I know parents are eager to start "teaching" their children. (I've been there.) I'm sorry to tell you it just isn't necessary, especially at age four. Oh, sure, there's a large industry perpetuating itself on the idea that children need professionals to teach them how to survive in the big, bad world. Nonsense. Children need parents who follow more than they teach and know how to get out of their children's way so they can get on with the business of growing up.
It will happen fast enough. You don't want to spend those years doing lessons at the kitchen table.
"How do I help my 11-year-old regain his trust in himself? I've been homeschooling (unschooling) for almost a year now and my son is scared and doubtful, feeling like he's increasingly 'falling behind' his peers. He keeps waiting for me to 'teach' him things public-school style."
What is he asking you to do? Buy him some books, a curriculum? So get some already! Ask him how he wants to organize his learning with these materials and then help him do it. Does he want to make himself a daily schedule? Get him a school planner and show him how to do it. Explain that he's responsible for doing the work he's committed to doing, and you will be there to help as much as he likes. Sit down with him and go over the material he's working on with him. Have fun with it!

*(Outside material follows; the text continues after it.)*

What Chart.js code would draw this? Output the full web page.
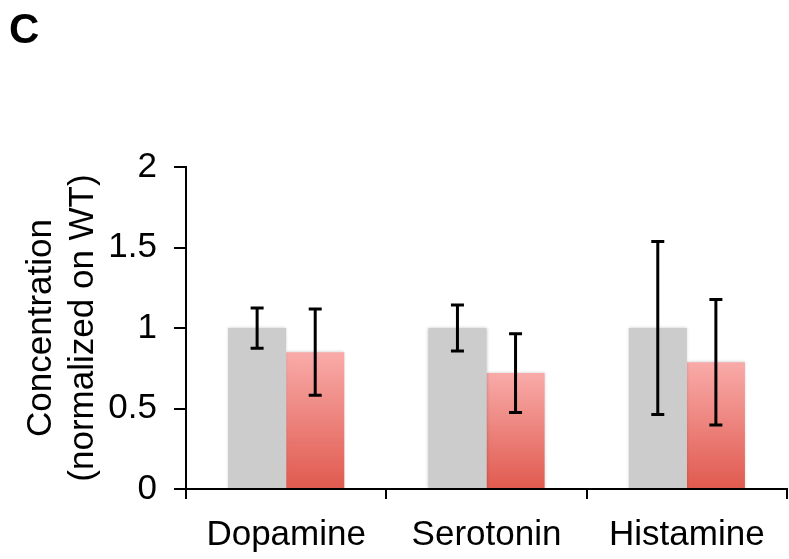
<!DOCTYPE html>
<html>
<head>
<meta charset="utf-8">
<script src="https://cdn.jsdelivr.net/npm/chart.js@4.4.0/dist/chart.umd.min.js"></script>
<style>
  html, body { margin: 0; padding: 0; background: #fff; }
  #wrap { width: 789px; height: 559px; position: relative; }
</style>
</head>
<body>
<div id="wrap"><canvas id="chart"></canvas></div>
<script>
// --- Dados ---
const categories = ['Dopamine', 'Serotonin', 'Histamine'];
const wtValues = [1, 1, 1];
const wtErrors = [0.125, 0.143, 0.537];
const mutValues = [0.85, 0.72, 0.787];
const mutErrors = [0.268, 0.245, 0.39];
const yTicks = [0, 0.5, 1, 1.5, 2];

const FONT = '"Liberation Sans", Arial, Helvetica, sans-serif';

// gradiente vermelho por barra (claro no topo, escuro na base)
function redGradient(context) {
    const chart = context.chart;
    if (!chart.chartArea || context.parsed === undefined) return '#ee8078';
    const yScale = chart.scales.y;
    const top = yScale.getPixelForValue(context.parsed.y);
    const bottom = yScale.getPixelForValue(0);
    const g = chart.ctx.createLinearGradient(0, top, 0, bottom);
    g.addColorStop(0, '#f9aba9');
    g.addColorStop(1, '#e05a4f');
    return g;
}

// barras de erro desenhadas a partir das escalas
const errorBars = {
    id: 'errorBars',
    afterDatasetsDraw(chart) {
        const ctx = chart.ctx;
        const yScale = chart.scales.y;
        chart.data.datasets.forEach((ds, i) => {
            const meta = chart.getDatasetMeta(i);
            meta.data.forEach((bar, j) => {
                const v = ds.data[j];
                const e = ds.errors[j];
                const yTop = yScale.getPixelForValue(v + e);
                const yBot = yScale.getPixelForValue(v - e);
                ctx.save();
                ctx.strokeStyle = '#000';
                ctx.lineWidth = 3;
                ctx.beginPath();
                ctx.moveTo(bar.x, yTop);
                ctx.lineTo(bar.x, yBot);
                ctx.moveTo(bar.x - 6.5, yTop);
                ctx.lineTo(bar.x + 6.5, yTop);
                ctx.moveTo(bar.x - 6.5, yBot);
                ctx.lineTo(bar.x + 6.5, yBot);
                ctx.stroke();
                ctx.restore();
            });
        });
    }
};

// sombra leve nas barras
const barShadow = {
    id: 'barShadow',
    beforeDatasetsDraw(chart) {
        const ctx = chart.ctx;
        ctx.save();
        ctx.shadowColor = 'rgba(0,0,0,0.22)';
        ctx.shadowBlur = 3;
    },
    afterDatasetsDraw(chart) {
        chart.ctx.restore();
    }
};

// letra do painel
const panelLabel = {
    id: 'panelLabel',
    afterDraw(chart) {
        const ctx = chart.ctx;
        ctx.save();
        ctx.fillStyle = '#000';
        ctx.font = 'bold 42px ' + FONT;
        ctx.textAlign = 'left';
        ctx.textBaseline = 'alphabetic';
        ctx.fillText('C', 9, 43);
        ctx.restore();
    }
};

const chart = new Chart(document.getElementById('chart'), {
    type: 'bar',
    data: {
        labels: categories,
        datasets: [
            {
                label: 'WT',
                data: wtValues,
                errors: wtErrors,
                backgroundColor: '#cccccc',
                borderWidth: 0,
                categoryPercentage: 0.58,
                barPercentage: 1.0
            },
            {
                label: 'Mutant',
                data: mutValues,
                errors: mutErrors,
                backgroundColor: redGradient,
                borderWidth: 0,
                categoryPercentage: 0.58,
                barPercentage: 1.0
            }
        ]
    },
    options: {
        responsive: true,
        maintainAspectRatio: false,
        animation: false,
        devicePixelRatio: 1,
        layout: { padding: { top: 167, right: 2, left: 0, bottom: 0 } },
        plugins: {
            legend: { display: false },
            tooltip: { enabled: false }
        },
        scales: {
            x: {
                grid: { drawOnChartArea: false, drawTicks: true, tickLength: 10, color: '#000', lineWidth: 2, offset: true },
                border: { display: true, color: '#000', width: 2 },
                ticks: { color: '#000', font: { family: FONT, size: 35 }, padding: 15, maxRotation: 0 },
                afterFit: scale => { scale.height = 70; }
            },
            y: {
                min: 0,
                max: 2,
                afterBuildTicks: scale => { scale.ticks = yTicks.map(v => ({ value: v })); },
                grid: { drawOnChartArea: false, drawTicks: true, tickLength: 12, color: '#000', lineWidth: 2 },
                border: { display: true, color: '#000', width: 2 },
                ticks: { color: '#000', font: { family: FONT, size: 35 }, padding: 17, callback: v => String(v) },
                title: {
                    display: true,
                    text: ['Concentration', '(normalized on WT)'],
                    color: '#000',
                    font: { family: FONT, size: 35, lineHeight: 1.2 },
                    padding: { top: 20, bottom: 0 }
                },
                afterFit: scale => { scale.width = 186; }
            }
        }
    },
    plugins: [barShadow, errorBars, panelLabel]
});
</script>
</body>
</html>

Obviously your son believes he will feel better if he has some "school" work to do. Unschooling doesn't mean he can't have those kinds of materials if he wants them. In fact, it means if that's the way he wants to learn, that's the way you should do it.
At 11, your son is old enough for you talk about how learning happens. You can point out to him how much he learns from his regular activities. If he's not convinced, just drop it. This is his education, remember? You won't be kicked out of the unschooling social club if you follow his lead and do some lessons at home.
Since he's been in school before, ask him to remember a typical school day. How much time did he actually spend with the teacher, one-on-one? How much time was spent on standing in line, announcements, saluting the flag, lunch, recess, discipline, changing subjects and anything else that isn't really considered "learning" in school? Show him how little actual learning goes on during some school days.
Frankly, it sounds like your son wants more of your time. Make sure you spend one-on-one time together reading aloud, watching videos, playing video games, doing fun science experiments, drawing, journaling, writing poetry, playing music, kicking a soccer ball around--whatever he likes to do that you can do with him. Get involved in his life and involve him in yours.
He will get his confidence back through his strong relationship with you, because he'll know the most important person in the world to him wants to spend time with him and likes learning with him. Unschooling doesn't mean leaving him to his own devices all day. It means not forcing school on your child. If your child is more comfortable doing "school" right now, then help him find a way to do it that works for both of you.
It was a big decision when you decided to homeschool. Big decisions often take time to bear fruit. You took him out of school for a reason, and it's a sure bet he wasn't thriving there for some time. Be patient. Hug him and tell he has lots of time, and, just like you, he needs to be patient with himself and the process.